All-star forward Jeff Ruland of the Washington Bullets agreed yesterday to an extension of his contract with the National Basketball Association team.

"I think everybody got what they wanted," he said last night. "So now I can go about my business and can concentrate on playing . . . I'm so relieved it's finally over. It's been so long."

Neither Ruland nor his attorney, Kevin Plunkett, would disclose specifics, but it is believed that the contract was extended for two years and his base salary has at least doubled.

General Manager Bob Ferry of the Bullets was not available for comment last night.

Ruland, 25, had three years left on his five-year contract and would have earned $325,000 this season, $400,000 next season and $450,000 in 1986-87.

"It's not a lifetime extension, not your Magic Johnson type of deal," Plunkett said. "The contract from Jeff's perspective is financially reasonable for a player of all-star caliber last season."

"I just will have more security," Ruland said. "I have a daughter now; I have things like that to consider. Now I have money to stash away for a rainy day."

Ruland, who is 6 feet 10 and weighs 240 pounds, was third in the NBA in rebounding (12.3), sixth in field-goal percentage (.579) and 15th in scoring (22.2) last season. In addition to having more assists (296) than personal fouls (285), he averaged 41 minutes a game for a Bullets team he earlier this week said depends on him "to score 25 points a game, get 15 rebounds, dish out nine assists and sell the popcorn."

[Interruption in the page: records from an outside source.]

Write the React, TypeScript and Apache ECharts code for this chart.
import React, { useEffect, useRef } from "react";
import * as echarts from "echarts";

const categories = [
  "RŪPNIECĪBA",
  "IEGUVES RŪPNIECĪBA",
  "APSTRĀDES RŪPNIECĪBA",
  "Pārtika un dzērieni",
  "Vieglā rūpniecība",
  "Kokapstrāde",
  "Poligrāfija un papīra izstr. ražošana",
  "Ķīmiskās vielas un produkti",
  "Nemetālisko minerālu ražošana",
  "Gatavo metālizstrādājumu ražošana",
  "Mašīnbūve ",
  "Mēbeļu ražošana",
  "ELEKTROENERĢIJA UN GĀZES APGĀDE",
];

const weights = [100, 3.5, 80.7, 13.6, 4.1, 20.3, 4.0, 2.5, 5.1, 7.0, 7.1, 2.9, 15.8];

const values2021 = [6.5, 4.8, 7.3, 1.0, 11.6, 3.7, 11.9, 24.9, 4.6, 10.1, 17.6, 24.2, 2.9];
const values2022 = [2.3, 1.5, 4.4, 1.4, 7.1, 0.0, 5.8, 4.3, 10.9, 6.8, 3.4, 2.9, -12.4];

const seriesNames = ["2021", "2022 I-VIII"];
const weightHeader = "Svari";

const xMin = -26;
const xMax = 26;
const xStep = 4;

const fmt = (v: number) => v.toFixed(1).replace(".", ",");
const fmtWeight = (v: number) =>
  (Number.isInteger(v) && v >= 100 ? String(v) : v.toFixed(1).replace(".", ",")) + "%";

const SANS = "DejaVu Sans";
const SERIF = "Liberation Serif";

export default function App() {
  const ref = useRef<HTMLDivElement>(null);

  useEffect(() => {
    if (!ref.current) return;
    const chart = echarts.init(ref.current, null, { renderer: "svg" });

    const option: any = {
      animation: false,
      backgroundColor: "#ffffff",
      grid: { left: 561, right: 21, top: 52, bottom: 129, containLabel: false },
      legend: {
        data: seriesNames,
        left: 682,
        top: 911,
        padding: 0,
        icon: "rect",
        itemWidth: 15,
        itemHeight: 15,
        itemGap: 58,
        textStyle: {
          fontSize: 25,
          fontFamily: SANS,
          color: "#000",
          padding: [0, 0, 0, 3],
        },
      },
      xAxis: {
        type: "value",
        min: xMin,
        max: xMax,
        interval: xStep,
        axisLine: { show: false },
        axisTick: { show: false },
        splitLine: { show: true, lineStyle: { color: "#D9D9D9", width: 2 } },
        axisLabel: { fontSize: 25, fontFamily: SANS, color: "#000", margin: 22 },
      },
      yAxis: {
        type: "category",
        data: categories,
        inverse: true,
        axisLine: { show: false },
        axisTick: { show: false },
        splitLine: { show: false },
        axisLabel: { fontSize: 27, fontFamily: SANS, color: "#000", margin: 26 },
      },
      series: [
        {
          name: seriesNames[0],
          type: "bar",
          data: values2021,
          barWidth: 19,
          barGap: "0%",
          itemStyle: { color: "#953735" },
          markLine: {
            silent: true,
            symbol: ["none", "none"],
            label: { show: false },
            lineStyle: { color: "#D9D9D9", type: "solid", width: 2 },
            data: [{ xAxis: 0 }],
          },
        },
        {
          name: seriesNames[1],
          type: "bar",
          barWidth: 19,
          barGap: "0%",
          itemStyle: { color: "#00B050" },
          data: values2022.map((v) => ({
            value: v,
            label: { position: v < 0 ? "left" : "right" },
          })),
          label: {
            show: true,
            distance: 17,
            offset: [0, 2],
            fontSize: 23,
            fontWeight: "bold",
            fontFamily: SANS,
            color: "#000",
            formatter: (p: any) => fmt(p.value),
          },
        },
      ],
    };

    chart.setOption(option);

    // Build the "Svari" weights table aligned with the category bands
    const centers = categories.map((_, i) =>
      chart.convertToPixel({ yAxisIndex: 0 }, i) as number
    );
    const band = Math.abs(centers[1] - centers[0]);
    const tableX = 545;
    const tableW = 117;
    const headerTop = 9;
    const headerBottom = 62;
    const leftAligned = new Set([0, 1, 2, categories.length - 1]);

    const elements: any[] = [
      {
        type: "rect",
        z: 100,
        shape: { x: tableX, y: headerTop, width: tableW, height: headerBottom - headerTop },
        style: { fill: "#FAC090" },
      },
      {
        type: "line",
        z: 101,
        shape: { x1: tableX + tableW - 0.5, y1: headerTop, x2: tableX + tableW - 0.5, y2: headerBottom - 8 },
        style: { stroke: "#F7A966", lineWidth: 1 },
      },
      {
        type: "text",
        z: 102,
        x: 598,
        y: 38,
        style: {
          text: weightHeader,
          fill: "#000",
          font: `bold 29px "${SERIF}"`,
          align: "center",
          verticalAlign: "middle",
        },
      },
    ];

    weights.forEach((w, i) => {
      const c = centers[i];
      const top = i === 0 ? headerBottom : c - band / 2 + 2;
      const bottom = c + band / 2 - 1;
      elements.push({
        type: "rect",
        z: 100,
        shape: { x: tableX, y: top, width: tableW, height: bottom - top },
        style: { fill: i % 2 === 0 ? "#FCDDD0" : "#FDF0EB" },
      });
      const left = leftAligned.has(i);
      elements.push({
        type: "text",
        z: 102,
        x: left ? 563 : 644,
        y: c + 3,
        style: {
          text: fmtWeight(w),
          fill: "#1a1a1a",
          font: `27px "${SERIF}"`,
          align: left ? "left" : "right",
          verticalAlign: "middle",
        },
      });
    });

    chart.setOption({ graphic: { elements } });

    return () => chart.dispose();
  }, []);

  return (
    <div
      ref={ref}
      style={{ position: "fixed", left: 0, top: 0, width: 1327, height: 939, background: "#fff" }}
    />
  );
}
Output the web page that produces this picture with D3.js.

Ruland, who developed into a star in his second NBA season, had wanted for more than a year to renegotiate. Last season, the team's owner, Abe Pollin, told him the Bullets would renegotiate during the offseason if he had another good year.

But on the eve of training camp, Ruland said he might not report because he considered negotiations at an impasse after only he had made concessions and said the Bullets had offered "peanuts" for a two-year extension.

Negotiations resumed that night between Plunkett and Ferry, and Ruland reported to training camp the next morning. It then took almost two weeks to complete the deal.

Ruland has grumbled about how much other players, such as Marvin Webster and Bill Cartwright of the New York Knicks, earn. Webster will earn $450,000 base salary this season and Cartwright $600,000. Last year, Len Elmore, a Knicks' reserve, earned $225,000, only $50,000 less than Ruland. Mike Gminski of the New York Nets made $350,000.

Even a reserve forward such as Bob McAdoo of the Los Angeles Lakers had a base salary of $756,000 last season ($878,000 this season).

With the Bullets settling with Ruland, the only apparent remaining contract problem is with Greg Ballard, their starting small forward the past four years. Ballard declined an offer by the team last year in order to test the free-agent market.

But he has not received an offer sheet, and both Ferry and Larry Fleisher, Ballard's attorney, refuse to initiate negotiations.

Fleisher said three weeks ago that he didn't believe the Bullets were interested in Ballard, who has declined comment about his situation. On Wednesday, Coach Gene Shue said, "We need a player like Greg Ballard. He would give us another weapon, and we want as many weapons as we can get."